Que nous disent ces interceptions ? Pas grand-chose. Elles révèlent surtout les mesquineries, petitesses et veuleries de ceux qui nous gouvernent. On apprend ainsi que Sarkozy-petit-pied était convaincu, en 2008, « d’être le seul homme capable de résoudre la crise financière » internationale. Rien que ça. Et avec le succès que l’on sait. Les écoutes déclassifiées nous disent également que le vieux père-Chirac, en fin de mandat, en 2006, faisait pression et jouait sur son entregent pour placer l’un de ses amis au poste de secrétaire général adjoint de l’ONU. Pour ce qui est de Hollande, à qui la gauche de la gauche vient de quémander un « traitement humain » du cas grec , les révélations sont croustillantes. Trois jours à peine après son investiture, il organisait dans le dos de la Chancelière allemande une réunion avec les sociaux-démocrates d’Outre-Rhin au sujet de la sortie de la Grèce de la zone euro.

Quelques enseignements

Les écoutes entre alliés n’ont rien de nouveau, donc. Ce qui l’est davantage, c’est cet affolement des services et ces disfonctionnements à répétition qui finissent dans la presse et qui sont le symptôme, avant tout, des rivalités sourdes et des dissensions entre la première des puissances impérialistes et ses partenaires, que ce soit par rapport à la question de la crise de la zone euro que vis-à-vis du dossier ukrainien .
Mais comme nous le disions déjà à propos de l’affaire des écoutes allemandes pour le compte de Washington, entre 2005 et 2009, ce nouveau rebondissement de la série à épisodes multiples, « petit espionnage entre alliés », peut être l’occasion de tirer quelques enseignements. Des conclusions diamétralement opposées à ce que s’est empressé d’écrire Jean-Luc Mélenchon, sur son blog, le 24 juin, affirmant que « cet espionnage est une violence contre la souveraineté de la France.
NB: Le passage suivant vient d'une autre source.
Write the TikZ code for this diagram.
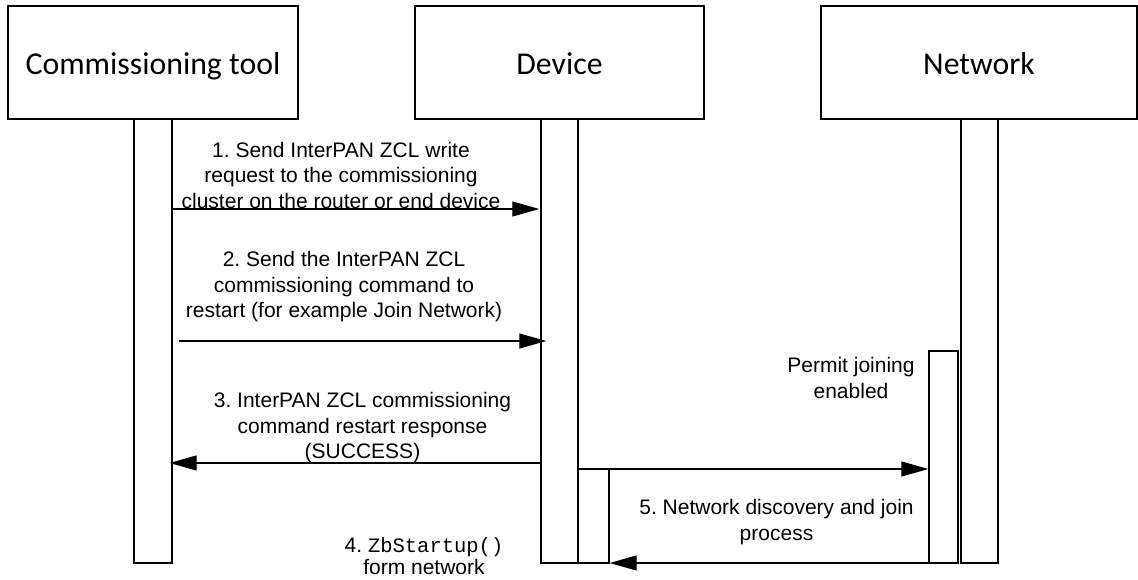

Il s’est même poursuivi après le retour de la France dans le commandement intégré de l’OTAN sous Nicolas Sarkozy ! Les bisounours du pro-américanisme primaire sont les idiots du village ». Car la « souveraineté » de la France a beau dos, dans cette affaire.

Les services secrets français n’ont de leçon à donner à personne

Les « méchants yankees » n’ont, en effet, pas le monopole des coups bas en matière de services de renseignement. Pour ne prendre que l’exemple le plus récent, c’est au nom de la « lutte contre le djihadisme » dans le Sahara et au Sahel que l’Etat français espionne ses propres « alliés » et « partenaires » africains à partir de ses bases de renseignement, notamment celle de Niamey, au Niger. Pour ce qui est de la « souveraineté de la France », c’est l’argument qui est avancé depuis toujours pour défendre les pires des barbouzeries, à commencer par les opérations militaires extérieures dont l’une des dernières en date, l’Opération Sangaris en Centrafrique, a donné lieu à des viols sur mineurs de la part de l’armée.

Un fonctionnement des plus normaux

Comme, il y a quelques semaines, à propos des écoutes allemandes, ce nouvel imbroglio diplomatique entre la France et les Etats-Unis révèle également autre chose : la bourgeoisie ne recule devant rien, pas même ses propres lois nationales et les accords internationaux passés entre gouvernements, pour défendre ses intérêts. Entre la nouvelle Loi sur le renseignement des socialistes, ultérieurement grevée d’amendements liberticides , et cette affaire d’espionnage, c’est tout l’appareil d’Etat tel qu’il existe qui montre sa vraie nature : c’est le pire ennemi des droits démocratiques les plus élémentaires.

Si entre « partenaires » on s’espionne à qui mieux mieux, on imagine aisément comment les choses s’organisent en coulisses. C’est dans notre dos que tout se fait, que tout se trame, que l’on conspire. Cependant il ne s’agit en rien d’un complot exceptionnel ni d’une pratique inhabituelle. Ce que révèle cette affaire entre grandes puissances, c’est le fonctionnement normal de l’Etat capitaliste, ici, sur le Vieux Continent, ou Outre-Atlantique : un Etat qui n’est pas réformable et qui doit être renversé et détruit, avec l’ensemble de ses rouages et instruments de flicage, de surveillance et de répression.